Comedy

‘SNL’ Shames Terrified Republicans for Surrendering to Trump

‘DOWNRIGHT DANGEROUS’

The latest “SNL” cold open featured Jim Risch, Marco Rubio, Lindsey Graham, and Tim Scott saying out loud what everyone is already thinking.

SNL Cold Open
NBC/screengrab

Saturday Night Live put up its best cold open in quite a while this week, with a comedic peek at what the GOP’s boot-lickingest politicians really might really think about Donald Trump.

In the wake of Trump’s big South Carolina victory, Jim Risch (Mikey Day), Marco Rubio (Marcello Hernandez), Lindsey Graham (James Austin Johnson), and Tim Scott (Devon Walker) gathered together for cocktails, tater tots, and some awkward conversation about their feared leader.

Risch opened the door to some potential Trump smack-talk when he admitted, “Sometimes I do not know what my party is doing. I mean, I've been pushing for Ukraine funding for the past six months. It’s essential to American security. And Trump just killed it with one phone call. The man doesn’t care about this country one iota. Sometimes I think he’s downright dangerous.”

“And you just endorsed him, right,” asked Rubio.

“Yeah. Big time. Big time,” Risch assured him. “He’s great.”

Rubio found it hard to disagree with that assessment, and even harder to live down the infamous “Little Marco” nickname that still haunts the Florida senator to this day.

“I've never been able to shake it,” said Rubio. “People still yell at me in airports. He kind of made my life hell.”

“And you endorsed him, right,” asked Risch.

You probably know where this is going.

Risch and Rubio were soon joined by Graham and Scott—two more Republicans whose lives have been made more hellish for knowing Trump. But like their colleagues Idaho and Florida counterparts, they too seemed stuck in a kind of Stockholm Syndrome where even Trump’s worst qualities are somehow praiseworthy.

When Scott was asked about the embarrassing Fox News Town Hall he was a part of with Trump last week, the South Carolina senator assured everyone that he absolutely had the upper hand the whole time.

“[Trump] didn't make me say that I hate [Nikki Haley],” Scott explained. “He said, ‘You must really hate her, you know.’ But, you all saw what I did, right? I stepped right up to the mic, and I said, ‘No, I just love you.’”

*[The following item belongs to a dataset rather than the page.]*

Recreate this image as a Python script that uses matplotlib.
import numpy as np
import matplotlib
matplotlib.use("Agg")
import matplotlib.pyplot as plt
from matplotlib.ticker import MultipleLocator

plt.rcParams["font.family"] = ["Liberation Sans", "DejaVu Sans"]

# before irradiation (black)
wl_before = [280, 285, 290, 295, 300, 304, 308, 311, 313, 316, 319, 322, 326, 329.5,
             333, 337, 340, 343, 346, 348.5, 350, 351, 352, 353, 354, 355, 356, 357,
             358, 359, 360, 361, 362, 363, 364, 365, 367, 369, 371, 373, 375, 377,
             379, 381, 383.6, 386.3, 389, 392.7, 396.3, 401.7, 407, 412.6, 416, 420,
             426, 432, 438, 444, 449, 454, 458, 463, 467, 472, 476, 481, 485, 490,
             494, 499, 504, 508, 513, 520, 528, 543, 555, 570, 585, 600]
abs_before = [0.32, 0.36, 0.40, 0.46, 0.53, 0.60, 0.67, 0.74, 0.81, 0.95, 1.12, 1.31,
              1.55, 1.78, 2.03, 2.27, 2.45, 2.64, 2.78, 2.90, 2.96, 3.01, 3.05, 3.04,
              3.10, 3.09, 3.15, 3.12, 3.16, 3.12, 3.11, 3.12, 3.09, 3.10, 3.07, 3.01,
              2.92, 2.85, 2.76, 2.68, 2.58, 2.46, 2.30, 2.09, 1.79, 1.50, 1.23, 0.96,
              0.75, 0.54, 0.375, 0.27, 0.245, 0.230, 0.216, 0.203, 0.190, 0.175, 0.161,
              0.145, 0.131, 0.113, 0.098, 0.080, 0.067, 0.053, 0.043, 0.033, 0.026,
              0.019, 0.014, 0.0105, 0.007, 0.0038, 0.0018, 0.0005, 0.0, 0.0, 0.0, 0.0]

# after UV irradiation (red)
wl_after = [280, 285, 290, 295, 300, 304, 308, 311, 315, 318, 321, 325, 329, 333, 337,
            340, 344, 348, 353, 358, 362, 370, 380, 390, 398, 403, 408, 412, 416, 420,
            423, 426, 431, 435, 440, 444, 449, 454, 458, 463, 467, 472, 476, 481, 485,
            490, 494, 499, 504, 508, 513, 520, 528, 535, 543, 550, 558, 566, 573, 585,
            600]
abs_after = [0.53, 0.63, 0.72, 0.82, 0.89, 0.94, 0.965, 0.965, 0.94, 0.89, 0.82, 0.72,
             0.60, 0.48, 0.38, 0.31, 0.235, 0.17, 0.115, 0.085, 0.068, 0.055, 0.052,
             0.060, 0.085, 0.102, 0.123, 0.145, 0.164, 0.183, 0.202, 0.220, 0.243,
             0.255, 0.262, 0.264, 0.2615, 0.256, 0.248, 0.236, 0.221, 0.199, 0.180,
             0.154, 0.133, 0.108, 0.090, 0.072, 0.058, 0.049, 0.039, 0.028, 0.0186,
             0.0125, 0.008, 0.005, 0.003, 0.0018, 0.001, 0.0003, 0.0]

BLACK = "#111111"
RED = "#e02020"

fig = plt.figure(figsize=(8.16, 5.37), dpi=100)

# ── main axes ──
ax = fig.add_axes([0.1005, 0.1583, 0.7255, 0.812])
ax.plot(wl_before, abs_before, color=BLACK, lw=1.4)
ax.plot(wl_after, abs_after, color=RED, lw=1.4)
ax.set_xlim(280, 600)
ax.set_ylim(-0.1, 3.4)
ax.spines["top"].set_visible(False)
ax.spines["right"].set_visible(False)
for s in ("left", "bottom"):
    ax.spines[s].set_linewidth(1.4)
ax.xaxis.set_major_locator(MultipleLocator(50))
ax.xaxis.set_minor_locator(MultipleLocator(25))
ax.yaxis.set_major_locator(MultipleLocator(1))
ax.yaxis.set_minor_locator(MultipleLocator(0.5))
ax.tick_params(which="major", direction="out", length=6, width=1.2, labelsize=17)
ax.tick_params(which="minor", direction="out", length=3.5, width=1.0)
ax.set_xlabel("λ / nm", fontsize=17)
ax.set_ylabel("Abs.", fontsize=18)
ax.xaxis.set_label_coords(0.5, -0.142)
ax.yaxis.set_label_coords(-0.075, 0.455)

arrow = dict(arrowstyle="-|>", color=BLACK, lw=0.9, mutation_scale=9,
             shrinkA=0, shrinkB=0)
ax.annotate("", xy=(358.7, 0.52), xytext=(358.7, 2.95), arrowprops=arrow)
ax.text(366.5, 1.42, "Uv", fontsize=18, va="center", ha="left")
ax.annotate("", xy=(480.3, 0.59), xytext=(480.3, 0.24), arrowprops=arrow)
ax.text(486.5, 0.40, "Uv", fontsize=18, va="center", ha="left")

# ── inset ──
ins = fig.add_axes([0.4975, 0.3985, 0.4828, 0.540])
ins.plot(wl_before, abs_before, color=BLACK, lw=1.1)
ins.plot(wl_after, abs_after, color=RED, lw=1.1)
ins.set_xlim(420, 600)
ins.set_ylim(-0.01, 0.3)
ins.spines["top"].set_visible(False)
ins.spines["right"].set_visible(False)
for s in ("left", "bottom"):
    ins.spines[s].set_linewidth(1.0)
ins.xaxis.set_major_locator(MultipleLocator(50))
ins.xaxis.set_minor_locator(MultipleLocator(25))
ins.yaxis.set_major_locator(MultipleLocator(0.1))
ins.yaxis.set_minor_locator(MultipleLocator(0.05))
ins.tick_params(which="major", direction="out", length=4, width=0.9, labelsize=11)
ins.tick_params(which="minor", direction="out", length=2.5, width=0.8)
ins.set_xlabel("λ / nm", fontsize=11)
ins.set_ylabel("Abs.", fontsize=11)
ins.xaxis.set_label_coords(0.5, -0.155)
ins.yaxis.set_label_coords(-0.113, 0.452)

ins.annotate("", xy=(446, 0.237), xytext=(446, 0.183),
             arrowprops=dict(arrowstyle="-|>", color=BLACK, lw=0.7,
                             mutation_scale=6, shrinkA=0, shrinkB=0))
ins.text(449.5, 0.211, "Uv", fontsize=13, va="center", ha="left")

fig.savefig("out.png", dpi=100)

“You showed him,” Graham assured his colleague—before reminding his fellow senators about the time Trump doxxed him. “Yep, back in 2015. He gave out my personal cellphone number in his speech to all his supporters [and] had thousands of his people call me up to yell at me, threatening my life. Had to get a new phone!”

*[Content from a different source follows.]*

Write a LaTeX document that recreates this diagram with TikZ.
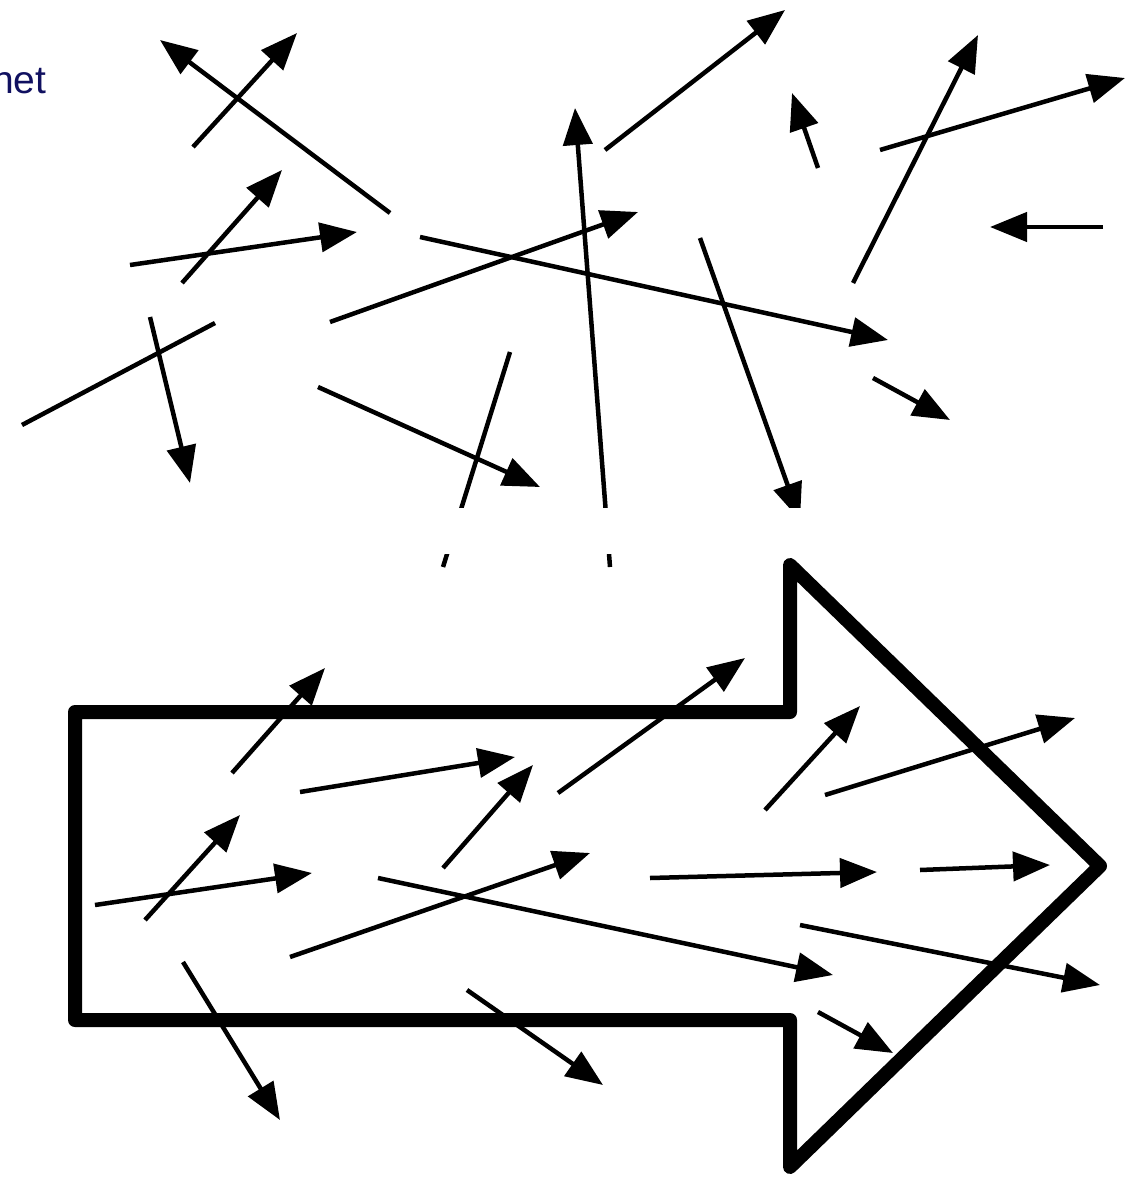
\documentclass[tikz,border=0pt]{standalone}
\usepackage{fontspec}
\setmainfont{Liberation Sans}
\usetikzlibrary{arrows.meta}
\definecolor{netblue}{RGB}{16,16,96}
\tikzset{
  vec/.style={-{Triangle[length=37pt,width=29pt]}, line width=4.5pt},
  bar/.style={line width=4.5pt},
  outline/.style={line width=14pt, line join=round}
}
\begin{document}
\begin{tikzpicture}[x=1pt,y=-1pt]
\useasboundingbox (0,0) rectangle (1147,1182);
\node[anchor=base west, text=netblue, font=\fontsize{39}{42}\selectfont, inner sep=0pt] (lbl) at (-8,94) {net};
% top: spins pointing every way
\foreach \a/\b/\c/\d in {390/213/160/40, 193/147/297/33, 182/283/282/170,
    130/265/357/232, 150/317/190/483, 318/387/540/487, 610/567/575/108,
    605/150/785/10, 330/322/638/212, 420/237/888/340, 700/238/800/520,
    818/168/792/93, 853/283/978/35, 880/150/1125/78, 1103/227/990/227,
    873/378/950/420}
  \draw[vec] (\a,\b) -- (\c,\d);
\draw[bar] (22,425) -- (215,323);
\draw[bar] (510,352) -- (443,567);
\fill[white] (0,508) rectangle (1147,554);
% bottom: spins lined up inside the big arrow
\draw[outline] (75,712) -- (790,712) -- (790,565) -- (1100,866) -- (790,1167)
  -- (790,1020) -- (75,1020) -- cycle;
\foreach \a/\b/\c/\d in {232/773/325/668, 300/792/515/757, 145/920/240/815,
    95/905/312/873, 443/868/533/765, 558/793/745/658, 290/957/590/853,
    378/878/833/975, 183/962/280/1120, 467/990/603/1085, 650/878/877/872,
    920/870/1050/865, 765/810/860/706, 825/795/1075/718, 800/925/1100/985,
    818/1012/893/1053}
  \draw[vec] (\a,\b) -- (\c,\d);
\end{tikzpicture}
\end{document}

Risch was able to one-up that story by telling everyone that “one of the January 6 rioters—I’m sorry, one of the January 6 tourists—pooped on the floor of my office.”

Despite their near admissions of being terrified to go against Trump (“sometimes I think his ass is gonna live 1,000 years,” said a visibly upset Graham)—and the shared embarrassment they’ve faced in service to him—they all agreed that Trump is a great man. And, according to Graham, possibly even “the greatest president since Reagan.”